◆ **TASK DETAILS**: From the listing below, tally the lines that include "seaborn". Return only the total.

◆ **DATA LISTING**:
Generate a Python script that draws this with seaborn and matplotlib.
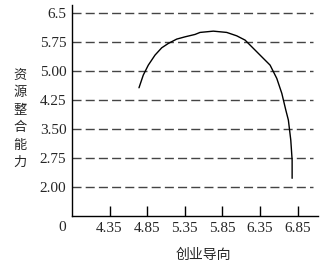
import numpy as np
import pandas as pd
import matplotlib
matplotlib.use("Agg")
import matplotlib.pyplot as plt
import seaborn as sns

# Data
x_ticks = [4.35, 4.85, 5.35, 5.85, 6.35, 6.85]
y_ticks = [2.00, 2.75, 3.50, 4.25, 5.00, 5.75, 6.5]
y_tick_labels = ["2.00", "2.75", "3.50", "4.25", "5.00", "5.75", "6.5"]
curve_x = [4.741, 4.798, 4.865, 4.954, 5.043, 5.131, 5.242, 5.353, 5.486,
           5.552, 5.729, 5.907, 6.040, 6.151, 6.284, 6.394, 6.483, 6.572,
           6.639, 6.692, 6.726, 6.758, 6.776, 6.776]
curve_y = [4.568, 4.897, 5.155, 5.414, 5.603, 5.716, 5.828, 5.887, 5.949,
           6.001, 6.034, 6.001, 5.913, 5.802, 5.543, 5.328, 5.155, 4.811,
           4.423, 3.991, 3.733, 3.216, 2.698, 2.225]
x_label = "创业导向"
y_label = "资源整合能力"

sns.set_theme(style="white")
plt.rcParams['font.family'] = ['Liberation Serif', 'Noto Sans CJK SC', 'DejaVu Sans']

# Axis scales: equally spaced ticks (0, then 4.35 step 0.5 / 0, then 2.00 step 0.75)
def xf(v):
    v = np.asarray(v, dtype=float)
    return np.where(v < 4.35, v / 4.35, 1 + (v - 4.35) / 0.5)

def xi(p):
    p = np.asarray(p, dtype=float)
    return np.where(p < 1, p * 4.35, 4.35 + (p - 1) * 0.5)

def yf(v):
    v = np.asarray(v, dtype=float)
    return np.where(v < 2.0, v / 2.0, 1 + (v - 2.0) / 0.75)

def yi(p):
    p = np.asarray(p, dtype=float)
    return np.where(p < 1, p * 2.0, 2.0 + (p - 1) * 0.75)

fig = plt.figure(figsize=(3.33, 2.65), dpi=100)
ax = fig.add_axes([0.216, 0.185, 0.739, 0.796])
ax.set_xscale('function', functions=(xf, xi))
ax.set_yscale('function', functions=(yf, yi))

df = pd.DataFrame({"x": curve_x, "y": curve_y})
for yv in y_ticks:
    ax.axhline(yv, xmin=0, xmax=0.98, color="#444444", lw=1.0,
               dashes=(6.5, 3.0), zorder=1)
sns.lineplot(data=df, x="x", y="y", sort=False, estimator=None,
             color="black", lw=1.0, ax=ax, zorder=3)

ax.set_xlim(0, 7.12)
ax.set_ylim(0, 6.71)
ax.set_xticks(x_ticks)
ax.set_xticklabels([f"{v:.2f}" for v in x_ticks])
ax.set_yticks(y_ticks)
ax.set_yticklabels(y_tick_labels)
ax.minorticks_off()
ax.tick_params(axis='x', direction='in', length=7, width=1, color='black',
               labelsize=11, pad=4, bottom=True)
ax.tick_params(axis='y', length=0, labelsize=11, pad=4, left=False)

for s in ['top', 'right']:
    ax.spines[s].set_visible(False)
for s in ['left', 'bottom']:
    ax.spines[s].set_color('black')
    ax.spines[s].set_linewidth(1.0)

ax.set_xlabel("")
ax.set_ylabel("")
ax.annotate("0", xy=(0, 0), xycoords='data', xytext=(-7, -8),
            textcoords='offset points', ha='center', va='center', fontsize=11)
fig.text(203 / 333, 1 - 255 / 265, x_label, ha='center', va='center',
         fontsize=10, family=['Noto Sans CJK SC'])
fig.text(20 / 333, 1 - 119 / 265, "\n".join(y_label), ha='center', va='center',
         fontsize=9.5, linespacing=1.45, family=['Noto Sans CJK SC'])

fig.savefig("out.png", dpi=100)
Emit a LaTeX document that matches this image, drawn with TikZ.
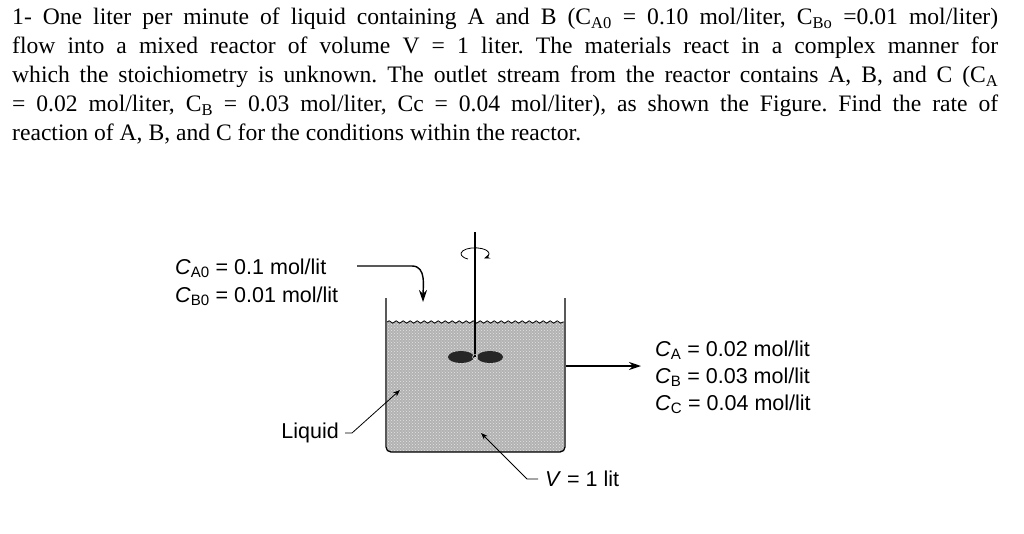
\documentclass[tikz,border=0pt]{standalone}
\usepackage{fontspec}
\setmainfont{Liberation Serif}
\newfontfamily\lsans{Liberation Sans}
\usetikzlibrary{decorations.pathmorphing,patterns,arrows.meta}
\newcommand{\cc}[1]{\textit{C}\textsubscript{#1}}
\begin{document}
\begin{tikzpicture}[x=1pt,y=-1pt,
  lab/.style={font=\lsans\fontsize{21.5}{27}\selectfont,inner sep=0pt},
  lead/.style={thick,-{Stealth[length=7pt]}},
  flow/.style={line width=1.4pt,-{Stealth[length=12pt,width=8pt]}}]
\useasboundingbox (0,0) rectangle (1024,533);
\node[anchor=north west,inner sep=0pt,text width=986pt,align=justify,
  font=\fontsize{23.6}{29}\selectfont\frenchspacing] (para) at (12,8)
 {1- One liter per minute of liquid containing A and B (C\textsubscript{A0} = 0.10 mol/liter, C\textsubscript{Bo} =0.01 mol/liter)\linebreak flow into a mixed reactor of volume V = 1 liter. The materials react in a complex manner for\linebreak which the stoichiometry is unknown. The outlet stream from the reactor contains A, B, and C (C\textsubscript{A}\linebreak = 0.02 mol/liter, C\textsubscript{B} = 0.03 mol/liter, Cc = 0.04 mol/liter), as shown the Figure. Find the rate of\linebreak reaction of A, B, and C for the conditions within the reactor.};
% liquid
\fill[gray!60] (387,322) -- (387,447) arc (180:90:5) -- (559,452) arc (90:0:5) -- (564,322) -- cycle;
\fill[pattern=crosshatch dots, pattern color=white!80!gray] (387,322) rectangle (564,452);
\draw[thick,decorate,decoration={snake,amplitude=1.2pt,segment length=7pt}] (387,322) -- (564,322);
% tank
\draw[line width=1.3pt] (386,298) -- (386,447) arc (180:90:5) -- (560,452) arc (90:0:5) -- (565,298);
% shaft
\draw[line width=1.6pt] (475,232) -- (475,357);
\fill[gray!30!black] (461,357) ellipse (13 and 6);
\fill[gray!30!black] (490,357) ellipse (13 and 6);
\draw[white,thin] (475,357) circle (2.5);
\draw[thick,-{Stealth[length=6pt]}] (468,259) arc (120:410:14 and 6);
% inlet
\node[lab,anchor=west] (cao) at (175,268) {\cc{A0} = 0.1 mol/lit};
\node[lab,anchor=west] (cbo) at (175,296) {\cc{B0} = 0.01 mol/lit};
\coordinate (in) at (423,302);
\draw[flow] (357,266) -- (412,266) to[out=0,in=90] (in);
% outlet
\node[lab,anchor=west] (ca) at (655,350) {\cc{A} = 0.02 mol/lit};
\node[lab,anchor=west] (cb) at (655,377) {\cc{B} = 0.03 mol/lit};
\node[lab,anchor=west] (cc) at (655,404) {\cc{C} = 0.04 mol/lit};
\coordinate (out0) at (566,366);
\draw[flow] (out0) -- (641,366);
% leaders
\node[lab,anchor=east] (liq) at (339,433) {Liquid};
\coordinate (liqend) at (400,390);
\draw[lead] (345,433) -- (352,433) -- (liqend);
\node[lab,anchor=west] (vol) at (545,479) {\textit{V} = 1 lit};
\coordinate (volend) at (481,433);
\draw[lead] (538,479) -- (527,479) -- (volend);
\end{tikzpicture}
\end{document}
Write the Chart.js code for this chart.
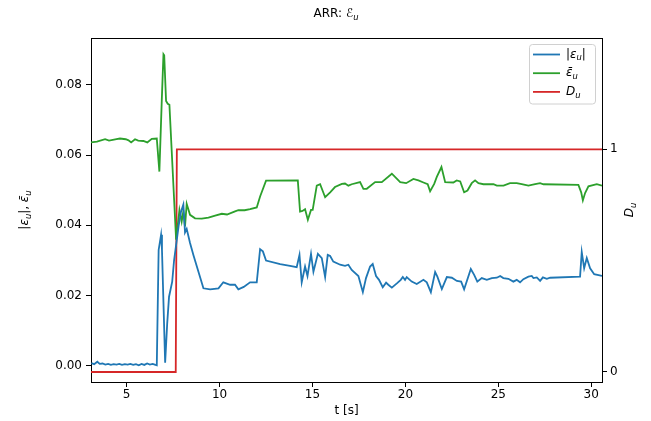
<!DOCTYPE html>
<html>
<head>
<meta charset="utf-8">
<script src="https://cdn.jsdelivr.net/npm/chart.js@4/dist/chart.umd.min.js"></script>
<style>
  html, body { margin: 0; padding: 0; background: #fff; }
  #chart { display: block; }
</style>
</head>
<body>
<canvas id="chart" width="651" height="421"></canvas>
<script>
// |eps_u| samples
const tAbs = [3.10, 3.25, 3.42, 3.55, 3.70, 3.85, 4.00, 4.15, 4.30, 4.45, 4.60, 4.75, 4.90, 5.05, 5.20, 5.35, 5.50, 5.65, 5.80, 5.95,
  6.10, 6.25, 6.40, 6.55, 6.62, 6.72, 6.85, 6.90, 7.07, 7.18, 7.28, 7.45, 7.55, 7.70, 7.80, 7.92, 8.05, 8.14, 8.23, 8.41,
  8.59, 9.13, 9.49, 9.94, 10.20, 10.57, 10.83, 11.01, 11.30, 11.64, 12.00, 12.18, 12.33, 12.50, 13.26, 13.79, 14.15, 14.30, 14.42, 14.60,
  14.73, 14.92, 15.05, 15.29, 15.50, 15.68, 15.82, 15.95, 16.12, 16.49, 16.75, 16.93, 17.11, 17.47, 17.71, 17.88, 18.10, 18.24, 18.42, 18.58,
  18.78, 18.96, 19.08, 19.27, 19.54, 19.75, 19.86, 19.98, 20.07, 20.34, 20.61, 20.97, 21.15, 21.37, 21.60, 21.72, 21.96, 22.23, 22.50, 22.77,
  23.00, 23.16, 23.52, 23.70, 23.87, 24.11, 24.38, 24.65, 24.92, 25.10, 25.27, 25.54, 25.81, 25.99, 26.17, 26.35, 26.62, 26.80, 26.89, 27.07,
  27.25, 27.40, 27.61, 27.79, 29.40, 29.49, 29.62, 29.76, 29.94, 30.16, 30.58];
const errAbs = [0.0008, 0.0005, 0.0012, 0.0006, 0.0007, 0.0004, 0.0006, 0.0003, 0.0005, 0.0004, 0.0006, 0.0003, 0.0005, 0.0004, 0.0006, 0.0003, 0.0005, 0.0002, 0.0006, 0.0003,
  0.0007, 0.0004, 0.0006, 0.0003, 0.0002, 0.0330, 0.0373, 0.0330, 0.0009, 0.0120, 0.0197, 0.0240, 0.0300, 0.0360, 0.0400, 0.0438, 0.0459, 0.0380, 0.0390, 0.0350,
  0.0316, 0.0221, 0.0218, 0.0221, 0.0238, 0.0231, 0.0231, 0.0218, 0.0225, 0.0238, 0.0238, 0.0332, 0.0326, 0.0300, 0.0290, 0.0285, 0.0281, 0.0316, 0.0238, 0.0283,
  0.0256, 0.0319, 0.0268, 0.0319, 0.0307, 0.0253, 0.0316, 0.0313, 0.0297, 0.0288, 0.0285, 0.0288, 0.0273, 0.0256, 0.0210, 0.0250, 0.0283, 0.0290, 0.0256, 0.0245,
  0.0224, 0.0237, 0.0231, 0.0223, 0.0235, 0.0245, 0.0253, 0.0245, 0.0253, 0.0240, 0.0233, 0.0245, 0.0238, 0.0210, 0.0267, 0.0254, 0.0219, 0.0253, 0.0251, 0.0242,
  0.0240, 0.0218, 0.0276, 0.0259, 0.0240, 0.0250, 0.0245, 0.0250, 0.0251, 0.0256, 0.0250, 0.0248, 0.0240, 0.0245, 0.0238, 0.0247, 0.0254, 0.0256, 0.0250, 0.0252,
  0.0242, 0.0252, 0.0248, 0.0251, 0.0254, 0.0324, 0.0278, 0.0307, 0.0278, 0.0261, 0.0256];

// mean eps_u samples
const tMean = [3.08, 3.40, 3.84, 4.05, 4.25, 4.45, 4.64, 4.95, 5.10, 5.24, 5.45, 5.62, 5.90, 6.11, 6.35, 6.62, 6.76, 6.89, 6.98, 7.02,
  7.12, 7.21, 7.30, 7.66, 7.84, 7.96, 8.05, 8.14, 8.23, 8.41, 8.68, 9.04, 9.40, 9.76, 10.12, 10.40, 10.83, 11.01, 11.35, 11.64,
  12.00, 12.18, 12.50, 14.21, 14.33, 14.46, 14.60, 14.75, 14.92, 15.01, 15.23, 15.41, 15.68, 15.95, 16.21, 16.58, 16.75, 16.93, 17.11, 17.56,
  17.74, 17.92, 18.37, 18.73, 19.27, 19.72, 20.04, 20.43, 20.70, 20.97, 21.20, 21.33, 21.55, 21.69, 21.94, 22.14, 22.58, 22.76, 22.95, 23.16,
  23.34, 23.57, 23.75, 23.93, 24.20, 24.74, 24.92, 25.28, 25.63, 25.99, 26.26, 26.62, 26.98, 27.25, 27.43, 29.31, 29.46, 29.55, 29.67, 29.85,
  30.30, 30.58];
const errMean = [0.0636, 0.0638, 0.0645, 0.0641, 0.0643, 0.0645, 0.0647, 0.0645, 0.0642, 0.0636, 0.0645, 0.0641, 0.0640, 0.0636, 0.0646, 0.0647, 0.0553, 0.0757, 0.0887, 0.0884,
  0.0754, 0.0746, 0.0743, 0.0359, 0.0444, 0.0411, 0.0440, 0.0397, 0.0461, 0.0430, 0.0420, 0.0419, 0.0422, 0.0428, 0.0433, 0.0431, 0.0440, 0.0443, 0.0443, 0.0446,
  0.0451, 0.0482, 0.0527, 0.0528, 0.0439, 0.0441, 0.0446, 0.0416, 0.0444, 0.0444, 0.0513, 0.0517, 0.0480, 0.0494, 0.0509, 0.0518, 0.0519, 0.0513, 0.0517, 0.0523,
  0.0504, 0.0504, 0.0523, 0.0523, 0.0547, 0.0523, 0.0520, 0.0532, 0.0528, 0.0522, 0.0517, 0.0497, 0.0518, 0.0538, 0.0566, 0.0523, 0.0522, 0.0528, 0.0525, 0.0494,
  0.0499, 0.0520, 0.0528, 0.0520, 0.0517, 0.0517, 0.0513, 0.0513, 0.0520, 0.0520, 0.0517, 0.0513, 0.0517, 0.0520, 0.0517, 0.0515, 0.0494, 0.0471, 0.0492, 0.0511,
  0.0517, 0.0513];

// detection flag D_u
const tStep = [3.08, 7.64, 7.70, 30.58];
const dStep = [0, 0, 1, 1];

const xTicks = [5, 10, 15, 20, 25, 30];
const yTicks = [0, 0.02, 0.04, 0.06, 0.08];
const yTickLabels = ['0.00', '0.02', '0.04', '0.06', '0.08'];
const dTicks = [0, 1];
const dTickLabels = ['0', '1'];

const FONT = 'DejaVu Sans';

// rich text pieces: t = text, i = italic, s = subscript
const titleText = [{ t: 'ARR: ' }, { t: 'ℰ', i: true }, { t: 'u', i: true, s: true }];
const yLabelText = [{ t: '|' }, { t: 'ε', i: true }, { t: 'u', i: true, s: true }, { t: '|, ' }, { t: 'ε̄', i: true }, { t: 'u', i: true, s: true }];
const dLabelText = [{ t: 'D', i: true }, { t: 'u', i: true, s: true }];
const xLabelText = [{ t: 't [s]' }];
const legendTexts = [
  [{ t: '|' }, { t: 'ε', i: true }, { t: 'u', i: true, s: true }, { t: '|' }],
  [{ t: 'ε̄', i: true }, { t: 'u', i: true, s: true }],
  [{ t: 'D', i: true }, { t: 'u', i: true, s: true }]
];

function partFont(p, size) {
  return (p.i ? 'italic ' : '') + (p.s ? size * 0.7 : size) + 'px "' + FONT + '"';
}

function richWidth(ctx, parts, size) {
  let w = 0;
  parts.forEach(p => { ctx.font = partFont(p, size); w += ctx.measureText(p.t).width; });
  return w;
}

function drawRich(ctx, parts, x, y, size, align, rot) {
  ctx.save();
  ctx.translate(x, y);
  if (rot) ctx.rotate(rot);
  ctx.fillStyle = '#000';
  ctx.textBaseline = 'middle';
  ctx.textAlign = 'left';
  let pos = align === 'center' ? -richWidth(ctx, parts, size) / 2 : 0;
  parts.forEach(p => {
    ctx.font = partFont(p, size);
    ctx.fillText(p.t, pos, p.s ? size * 0.3 : 0);
    pos += ctx.measureText(p.t).width;
  });
  ctx.restore();
}

const decorations = {
  id: 'decorations',
  afterDraw(chart) {
    const ctx = chart.ctx;
    const a = chart.chartArea;
    // frame
    ctx.save();
    ctx.strokeStyle = '#000';
    ctx.lineWidth = 1;
    ctx.beginPath();
    ctx.moveTo(a.left, a.top + 0.5);
    ctx.lineTo(a.right, a.top + 0.5);
    ctx.stroke();
    ctx.restore();

    drawRich(ctx, titleText, 336, 14, 12, 'center');
    drawRich(ctx, yLabelText, 25, (a.top + a.bottom) / 2, 12, 'center', -Math.PI / 2);
    drawRich(ctx, dLabelText, 630, (a.top + a.bottom) / 2, 12, 'center', -Math.PI / 2);
    drawRich(ctx, xLabelText, (a.left + a.right) / 2, 411, 12, 'center');

    // legend
    const lx = 529.5, ly = 44.5, lw = 66, lh = 59.5;
    ctx.save();
    ctx.fillStyle = 'rgba(255,255,255,0.8)';
    ctx.strokeStyle = '#d0d0d0';
    ctx.lineWidth = 1;
    ctx.beginPath();
    ctx.roundRect(lx, ly, lw, lh, 3);
    ctx.fill();
    ctx.stroke();
    chart.data.datasets.forEach((ds, i) => {
      const yy = 54.5 + i * 18.7;
      ctx.strokeStyle = ds.borderColor;
      ctx.lineWidth = 1.8;
      ctx.beginPath();
      ctx.moveTo(533, yy);
      ctx.lineTo(560, yy);
      ctx.stroke();
      drawRich(ctx, legendTexts[i], 566, yy, 12, 'left');
    });
    ctx.restore();
  }
};

function pts(xs, ys) {
  return xs.map((x, i) => ({ x: x, y: ys[i] }));
}

function fixTicks(values) {
  return function(scale) { scale.ticks = values.map(v => ({ value: v })); };
}

const tickFont = { family: FONT, size: 12 };

new Chart(document.getElementById('chart').getContext('2d'), {
  type: 'line',
  data: {
    datasets: [
      { label: '|ε_u|', data: pts(tAbs, errAbs), borderColor: '#1f77b4', borderWidth: 1.8, pointRadius: 0, tension: 0, yAxisID: 'y' },
      { label: 'ε̄_u', data: pts(tMean, errMean), borderColor: '#2ca02c', borderWidth: 1.8, pointRadius: 0, tension: 0, yAxisID: 'y' },
      { label: 'D_u', data: pts(tStep, dStep), borderColor: '#d62728', borderWidth: 1.8, pointRadius: 0, tension: 0, yAxisID: 'y1' }
    ]
  },
  options: {
    responsive: false,
    animation: false,
    devicePixelRatio: 1,
    layout: { padding: { top: 38, left: 0, right: 0, bottom: 0 } },
    plugins: { legend: { display: false }, title: { display: false }, tooltip: { enabled: false } },
    scales: {
      x: {
        type: 'linear', min: 3.08, max: 30.58,
        afterBuildTicks: fixTicks(xTicks),
        afterFit(s) { s.height = 39; },
        grid: { drawOnChartArea: false, drawTicks: true, tickLength: 5, color: '#000' },
        border: { color: '#000', width: 1 },
        ticks: { font: tickFont, color: '#000', padding: 1, maxRotation: 0, callback: v => String(v) }
      },
      y: {
        type: 'linear', position: 'left', min: -0.00456, max: 0.0933,
        afterBuildTicks: fixTicks(yTicks),
        afterFit(s) { s.width = 91; },
        grid: { drawOnChartArea: false, drawTicks: true, tickLength: 5, color: '#000' },
        border: { color: '#000', width: 1 },
        ticks: { font: tickFont, color: '#000', padding: 4, callback: (v, i) => yTickLabels[i] }
      },
      y1: {
        type: 'linear', position: 'right', min: -0.045, max: 1.5,
        afterBuildTicks: fixTicks(dTicks),
        afterFit(s) { s.width = 49; },
        grid: { drawOnChartArea: false, drawTicks: true, tickLength: 5, color: '#000' },
        border: { color: '#000', width: 1 },
        ticks: { font: tickFont, color: '#000', padding: 3, callback: (v, i) => dTickLabels[i] }
      }
    }
  },
  plugins: [decorations]
});
</script>
</body>
</html>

◆ **OUTPUT OF THE TASK**: 2